> _What you will do_: Please retype the data in full and exactly; the pictures are not part of the copy.
─── Provided material
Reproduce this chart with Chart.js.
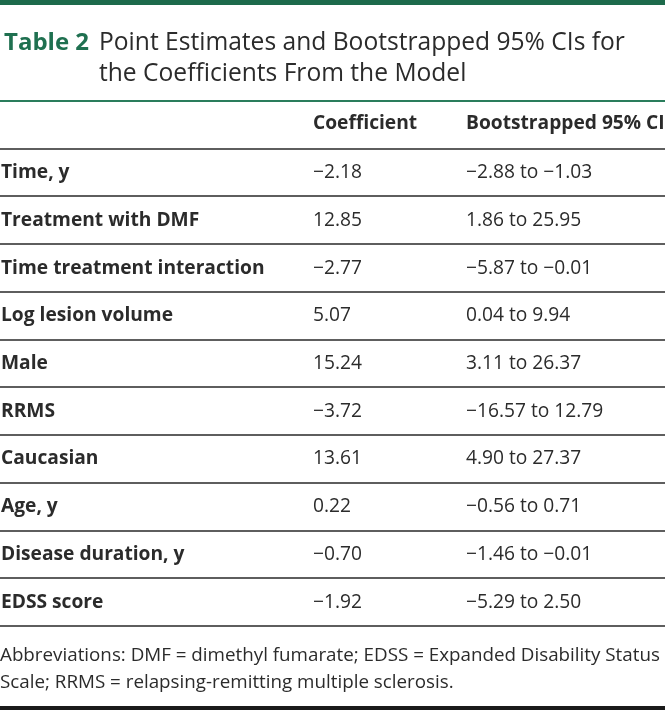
<!DOCTYPE html>
<html>
<head>
<meta charset="utf-8">
<script src="https://cdn.jsdelivr.net/npm/chart.js@4.4.1/dist/chart.umd.min.js"></script>
<style>
    html, body { margin: 0; padding: 0; background: #fff; }
    #wrap { width: 665px; height: 710px; }
</style>
</head>
<body>
<div id="wrap"><canvas id="table" width="665" height="710"></canvas></div>
<script>
const titleLabel = 'Table 2';
const titleLines = ['Point Estimates and Bootstrapped 95% CIs for', 'the Coefficients From the Model'];
const headers = ['', 'Coefficient', 'Bootstrapped 95% CI'];
const variables = [
    'Time, y',
    'Treatment with DMF',
    'Time treatment interaction',
    'Log lesion volume',
    'Male',
    'RRMS',
    'Caucasian',
    'Age, y',
    'Disease duration, y',
    'EDSS score'
];
const coefficients = [-2.18, 12.85, -2.77, 5.07, 15.24, -3.72, 13.61, 0.22, -0.70, -1.92];
const ciLower = [-2.88, 1.86, -5.87, 0.04, 3.11, -16.57, 4.90, -0.56, -1.46, -5.29];
const ciUpper = [-1.03, 25.95, -0.01, 9.94, 26.37, 12.79, 27.37, 0.71, -0.01, 2.50];
const footnoteLines = [
    'Abbreviations: DMF = dimethyl fumarate; EDSS = Expanded Disability Status',
    'Scale; RRMS = relapsing-remitting multiple sclerosis.'
];

const GREEN = '#1f7050';
const TEXT = '#2b2b2b';
const FONT = '"Open Sans", "Noto Sans", sans-serif';
const colX = [1, 313, 466];

// minus sign like the journal uses
const fmt = v => (v < 0 ? '\u2212' : '') + Math.abs(v).toFixed(2);

const tablePlugin = {
    id: 'tableText',
    afterDraw(chart) {
        const ctx = chart.ctx;
        const y = chart.scales.y;
        ctx.save();

        // top band
        ctx.fillStyle = '#1d6a4b';
        ctx.fillRect(0, 0, chart.width, 5);

        // title
        ctx.textBaseline = 'alphabetic';
        ctx.textAlign = 'left';
        ctx.font = 'bold 24px ' + FONT;
        ctx.fillStyle = GREEN;
        ctx.fillText(titleLabel, 4, 50);
        ctx.font = '24.6px ' + FONT;
        ctx.fillStyle = TEXT;
        titleLines.forEach((t, i) => ctx.fillText(t, 99, 50 + i * 31));

        // header + rows
        ctx.textBaseline = 'middle';
        ctx.font = 'bold 19.2px ' + FONT;
        headers.forEach((h, c) => ctx.fillText(h, colX[c], y.getPixelForValue(0) - 1));
        variables.forEach((name, i) => {
            const py = y.getPixelForValue(i + 1);
            ctx.font = 'bold 19.2px ' + FONT;
            ctx.fillText(name, colX[0], py);
            ctx.font = '19.2px ' + FONT;
            ctx.fillText(fmt(coefficients[i]), colX[1], py);
            ctx.fillText(fmt(ciLower[i]) + ' to ' + fmt(ciUpper[i]), colX[2], py);
        });

        // footnote
        ctx.textBaseline = 'alphabetic';
        ctx.font = '18.8px ' + FONT;
        footnoteLines.forEach((t, i) => ctx.fillText(t, 0, 661 + i * 27));

        // bottom rule
        ctx.fillStyle = '#1a1a1a';
        ctx.fillRect(0, 706, chart.width, 4);
        ctx.restore();
    }
};

new Chart(document.getElementById('table'), {
    type: 'bar',
    data: {
        labels: ['header'].concat(variables),
        datasets: [{
            label: 'Coefficient',
            data: [null].concat(coefficients),
            backgroundColor: 'rgba(0,0,0,0)'
        }]
    },
    options: {
        indexAxis: 'y',
        responsive: false,
        devicePixelRatio: 1,
        animation: false,
        events: [],
        layout: { padding: { top: 101, bottom: 84, left: 0, right: 0 } },
        plugins: { legend: { display: false }, tooltip: { enabled: false } },
        scales: {
            x: { display: false },
            y: {
                offset: true,
                afterFit: s => { s.width = 0; },
                ticks: { display: false },
                border: { display: false },
                grid: {
                    offset: true,
                    drawTicks: false,
                    color: c => c.index === 0 ? '#2a7d5c' : '#5e5e5e',
                    lineWidth: 2
                }
            }
        }
    },
    plugins: [tablePlugin]
});
</script>
</body>
</html>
──────
> _Solution to this exercise_:
Reproduce this chart with Chart.js.
<!DOCTYPE html>
<html>
<head>
<meta charset="utf-8">
<script src="https://cdn.jsdelivr.net/npm/chart.js@4.4.1/dist/chart.umd.min.js"></script>
<style>
    html, body { margin: 0; padding: 0; background: #fff; }
    #wrap { width: 665px; height: 710px; }
</style>
</head>
<body>
<div id="wrap"><canvas id="table" width="665" height="710"></canvas></div>
<script>
const titleLabel = 'Table 2';
const titleLines = ['Point Estimates and Bootstrapped 95% CIs for', 'the Coefficients From the Model'];
const headers = ['', 'Coefficient', 'Bootstrapped 95% CI'];
const variables = [
    'Time, y',
    'Treatment with DMF',
    'Time treatment interaction',
    'Log lesion volume',
    'Male',
    'RRMS',
    'Caucasian',
    'Age, y',
    'Disease duration, y',
    'EDSS score'
];
const coefficients = [-2.18, 12.85, -2.77, 5.07, 15.24, -3.72, 13.61, 0.22, -0.70, -1.92];
const ciLower = [-2.88, 1.86, -5.87, 0.04, 3.11, -16.57, 4.90, -0.56, -1.46, -5.29];
const ciUpper = [-1.03, 25.95, -0.01, 9.94, 26.37, 12.79, 27.37, 0.71, -0.01, 2.50];
const footnoteLines = [
    'Abbreviations: DMF = dimethyl fumarate; EDSS = Expanded Disability Status',
    'Scale; RRMS = relapsing-remitting multiple sclerosis.'
];

const GREEN = '#1f7050';
const TEXT = '#2b2b2b';
const FONT = '"Open Sans", "Noto Sans", sans-serif';
const colX = [1, 313, 466];

// minus sign like the journal uses
const fmt = v => (v < 0 ? '\u2212' : '') + Math.abs(v).toFixed(2);

const tablePlugin = {
    id: 'tableText',
    afterDraw(chart) {
        const ctx = chart.ctx;
        const y = chart.scales.y;
        ctx.save();

        // top band
        ctx.fillStyle = '#1d6a4b';
        ctx.fillRect(0, 0, chart.width, 5);

        // title
        ctx.textBaseline = 'alphabetic';
        ctx.textAlign = 'left';
        ctx.font = 'bold 24px ' + FONT;
        ctx.fillStyle = GREEN;
        ctx.fillText(titleLabel, 4, 50);
        ctx.font = '24.6px ' + FONT;
        ctx.fillStyle = TEXT;
        titleLines.forEach((t, i) => ctx.fillText(t, 99, 50 + i * 31));

        // header + rows
        ctx.textBaseline = 'middle';
        ctx.font = 'bold 19.2px ' + FONT;
        headers.forEach((h, c) => ctx.fillText(h, colX[c], y.getPixelForValue(0) - 1));
        variables.forEach((name, i) => {
            const py = y.getPixelForValue(i + 1);
            ctx.font = 'bold 19.2px ' + FONT;
            ctx.fillText(name, colX[0], py);
            ctx.font = '19.2px ' + FONT;
            ctx.fillText(fmt(coefficients[i]), colX[1], py);
            ctx.fillText(fmt(ciLower[i]) + ' to ' + fmt(ciUpper[i]), colX[2], py);
        });

        // footnote
        ctx.textBaseline = 'alphabetic';
        ctx.font = '18.8px ' + FONT;
        footnoteLines.forEach((t, i) => ctx.fillText(t, 0, 661 + i * 27));

        // bottom rule
        ctx.fillStyle = '#1a1a1a';
        ctx.fillRect(0, 706, chart.width, 4);
        ctx.restore();
    }
};

new Chart(document.getElementById('table'), {
    type: 'bar',
    data: {
        labels: ['header'].concat(variables),
        datasets: [{
            label: 'Coefficient',
            data: [null].concat(coefficients),
            backgroundColor: 'rgba(0,0,0,0)'
        }]
    },
    options: {
        indexAxis: 'y',
        responsive: false,
        devicePixelRatio: 1,
        animation: false,
        events: [],
        layout: { padding: { top: 101, bottom: 84, left: 0, right: 0 } },
        plugins: { legend: { display: false }, tooltip: { enabled: false } },
        scales: {
            x: { display: false },
            y: {
                offset: true,
                afterFit: s => { s.width = 0; },
                ticks: { display: false },
                border: { display: false },
                grid: {
                    offset: true,
                    drawTicks: false,
                    color: c => c.index === 0 ? '#2a7d5c' : '#5e5e5e',
                    lineWidth: 2
                }
            }
        }
    },
    plugins: [tablePlugin]
});
</script>
</body>
</html>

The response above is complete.